Write the data below out exactly as it stands. Do not include the pictures.

# Task material start

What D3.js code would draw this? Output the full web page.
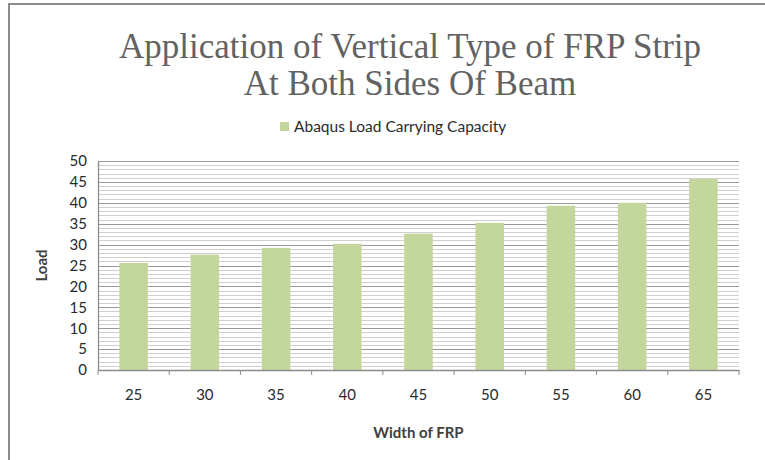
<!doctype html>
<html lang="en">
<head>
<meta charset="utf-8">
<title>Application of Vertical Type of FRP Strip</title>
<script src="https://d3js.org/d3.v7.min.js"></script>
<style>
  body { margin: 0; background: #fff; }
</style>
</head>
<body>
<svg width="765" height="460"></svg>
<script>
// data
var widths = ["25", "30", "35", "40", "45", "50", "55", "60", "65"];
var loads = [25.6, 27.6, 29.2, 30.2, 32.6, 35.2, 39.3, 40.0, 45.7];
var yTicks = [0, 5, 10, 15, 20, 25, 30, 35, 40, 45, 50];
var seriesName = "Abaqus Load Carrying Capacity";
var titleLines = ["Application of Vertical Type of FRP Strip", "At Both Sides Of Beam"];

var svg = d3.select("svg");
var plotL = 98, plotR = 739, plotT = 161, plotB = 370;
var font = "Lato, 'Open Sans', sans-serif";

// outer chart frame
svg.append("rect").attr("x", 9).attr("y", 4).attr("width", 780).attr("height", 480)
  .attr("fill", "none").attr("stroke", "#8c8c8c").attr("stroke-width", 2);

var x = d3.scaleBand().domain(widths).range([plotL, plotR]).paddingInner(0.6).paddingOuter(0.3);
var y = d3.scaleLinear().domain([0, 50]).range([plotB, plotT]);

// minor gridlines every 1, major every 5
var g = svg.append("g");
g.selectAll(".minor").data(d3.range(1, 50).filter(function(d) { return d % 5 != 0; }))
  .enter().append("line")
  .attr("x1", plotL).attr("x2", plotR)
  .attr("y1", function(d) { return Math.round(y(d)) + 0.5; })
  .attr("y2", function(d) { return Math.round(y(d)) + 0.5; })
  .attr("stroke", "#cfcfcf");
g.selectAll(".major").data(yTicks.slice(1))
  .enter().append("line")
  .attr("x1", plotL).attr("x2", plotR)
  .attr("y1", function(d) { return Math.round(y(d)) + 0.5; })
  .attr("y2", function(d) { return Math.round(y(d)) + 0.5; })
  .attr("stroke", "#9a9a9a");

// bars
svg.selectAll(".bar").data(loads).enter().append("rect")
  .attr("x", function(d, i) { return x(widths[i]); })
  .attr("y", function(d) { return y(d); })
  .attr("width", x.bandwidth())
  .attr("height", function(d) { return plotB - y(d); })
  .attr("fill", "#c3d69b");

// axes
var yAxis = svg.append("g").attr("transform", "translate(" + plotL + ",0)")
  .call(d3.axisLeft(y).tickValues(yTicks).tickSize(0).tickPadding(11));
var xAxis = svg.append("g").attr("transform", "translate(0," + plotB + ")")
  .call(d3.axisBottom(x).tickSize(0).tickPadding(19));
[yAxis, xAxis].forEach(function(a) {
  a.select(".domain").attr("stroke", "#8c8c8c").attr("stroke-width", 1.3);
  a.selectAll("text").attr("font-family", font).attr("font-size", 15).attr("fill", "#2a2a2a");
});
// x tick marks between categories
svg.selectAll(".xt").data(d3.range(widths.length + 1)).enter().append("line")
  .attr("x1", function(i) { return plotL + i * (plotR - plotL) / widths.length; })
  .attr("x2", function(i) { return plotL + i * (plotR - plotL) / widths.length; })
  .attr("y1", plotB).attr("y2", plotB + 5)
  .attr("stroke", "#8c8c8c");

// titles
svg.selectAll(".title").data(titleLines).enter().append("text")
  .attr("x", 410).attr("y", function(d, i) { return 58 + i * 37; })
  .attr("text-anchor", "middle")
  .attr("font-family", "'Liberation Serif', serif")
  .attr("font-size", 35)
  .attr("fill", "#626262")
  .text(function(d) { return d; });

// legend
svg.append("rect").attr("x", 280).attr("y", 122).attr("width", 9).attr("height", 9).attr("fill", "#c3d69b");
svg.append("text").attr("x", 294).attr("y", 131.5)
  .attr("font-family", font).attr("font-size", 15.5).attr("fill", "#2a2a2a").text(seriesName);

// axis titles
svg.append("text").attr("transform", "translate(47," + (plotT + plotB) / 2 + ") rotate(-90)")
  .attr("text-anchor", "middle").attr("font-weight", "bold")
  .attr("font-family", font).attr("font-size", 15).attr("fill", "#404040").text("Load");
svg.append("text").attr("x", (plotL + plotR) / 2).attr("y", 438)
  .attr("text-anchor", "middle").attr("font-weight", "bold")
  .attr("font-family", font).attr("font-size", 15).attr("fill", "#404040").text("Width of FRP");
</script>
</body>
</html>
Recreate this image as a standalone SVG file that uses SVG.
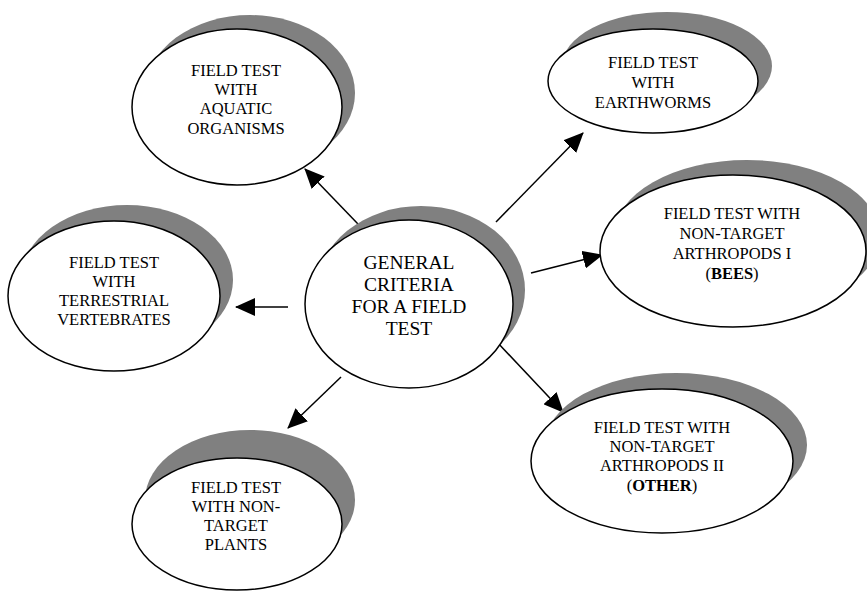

# Task material end

Final answer:
What D3.js code would draw this? Output the full web page.
<!doctype html>
<html lang="en">
<head>
<meta charset="utf-8">
<title>Application of Vertical Type of FRP Strip</title>
<script src="https://d3js.org/d3.v7.min.js"></script>
<style>
  body { margin: 0; background: #fff; }
</style>
</head>
<body>
<svg width="765" height="460"></svg>
<script>
// data
var widths = ["25", "30", "35", "40", "45", "50", "55", "60", "65"];
var loads = [25.6, 27.6, 29.2, 30.2, 32.6, 35.2, 39.3, 40.0, 45.7];
var yTicks = [0, 5, 10, 15, 20, 25, 30, 35, 40, 45, 50];
var seriesName = "Abaqus Load Carrying Capacity";
var titleLines = ["Application of Vertical Type of FRP Strip", "At Both Sides Of Beam"];

var svg = d3.select("svg");
var plotL = 98, plotR = 739, plotT = 161, plotB = 370;
var font = "Lato, 'Open Sans', sans-serif";

// outer chart frame
svg.append("rect").attr("x", 9).attr("y", 4).attr("width", 780).attr("height", 480)
  .attr("fill", "none").attr("stroke", "#8c8c8c").attr("stroke-width", 2);

var x = d3.scaleBand().domain(widths).range([plotL, plotR]).paddingInner(0.6).paddingOuter(0.3);
var y = d3.scaleLinear().domain([0, 50]).range([plotB, plotT]);

// minor gridlines every 1, major every 5
var g = svg.append("g");
g.selectAll(".minor").data(d3.range(1, 50).filter(function(d) { return d % 5 != 0; }))
  .enter().append("line")
  .attr("x1", plotL).attr("x2", plotR)
  .attr("y1", function(d) { return Math.round(y(d)) + 0.5; })
  .attr("y2", function(d) { return Math.round(y(d)) + 0.5; })
  .attr("stroke", "#cfcfcf");
g.selectAll(".major").data(yTicks.slice(1))
  .enter().append("line")
  .attr("x1", plotL).attr("x2", plotR)
  .attr("y1", function(d) { return Math.round(y(d)) + 0.5; })
  .attr("y2", function(d) { return Math.round(y(d)) + 0.5; })
  .attr("stroke", "#9a9a9a");

// bars
svg.selectAll(".bar").data(loads).enter().append("rect")
  .attr("x", function(d, i) { return x(widths[i]); })
  .attr("y", function(d) { return y(d); })
  .attr("width", x.bandwidth())
  .attr("height", function(d) { return plotB - y(d); })
  .attr("fill", "#c3d69b");

// axes
var yAxis = svg.append("g").attr("transform", "translate(" + plotL + ",0)")
  .call(d3.axisLeft(y).tickValues(yTicks).tickSize(0).tickPadding(11));
var xAxis = svg.append("g").attr("transform", "translate(0," + plotB + ")")
  .call(d3.axisBottom(x).tickSize(0).tickPadding(19));
[yAxis, xAxis].forEach(function(a) {
  a.select(".domain").attr("stroke", "#8c8c8c").attr("stroke-width", 1.3);
  a.selectAll("text").attr("font-family", font).attr("font-size", 15).attr("fill", "#2a2a2a");
});
// x tick marks between categories
svg.selectAll(".xt").data(d3.range(widths.length + 1)).enter().append("line")
  .attr("x1", function(i) { return plotL + i * (plotR - plotL) / widths.length; })
  .attr("x2", function(i) { return plotL + i * (plotR - plotL) / widths.length; })
  .attr("y1", plotB).attr("y2", plotB + 5)
  .attr("stroke", "#8c8c8c");

// titles
svg.selectAll(".title").data(titleLines).enter().append("text")
  .attr("x", 410).attr("y", function(d, i) { return 58 + i * 37; })
  .attr("text-anchor", "middle")
  .attr("font-family", "'Liberation Serif', serif")
  .attr("font-size", 35)
  .attr("fill", "#626262")
  .text(function(d) { return d; });

// legend
svg.append("rect").attr("x", 280).attr("y", 122).attr("width", 9).attr("height", 9).attr("fill", "#c3d69b");
svg.append("text").attr("x", 294).attr("y", 131.5)
  .attr("font-family", font).attr("font-size", 15.5).attr("fill", "#2a2a2a").text(seriesName);

// axis titles
svg.append("text").attr("transform", "translate(47," + (plotT + plotB) / 2 + ") rotate(-90)")
  .attr("text-anchor", "middle").attr("font-weight", "bold")
  .attr("font-family", font).attr("font-size", 15).attr("fill", "#404040").text("Load");
svg.append("text").attr("x", (plotL + plotR) / 2).attr("y", 438)
  .attr("text-anchor", "middle").attr("font-weight", "bold")
  .attr("font-family", font).attr("font-size", 15).attr("fill", "#404040").text("Width of FRP");
</script>
</body>
</html>
Recreate this image as a standalone SVG file that uses SVG.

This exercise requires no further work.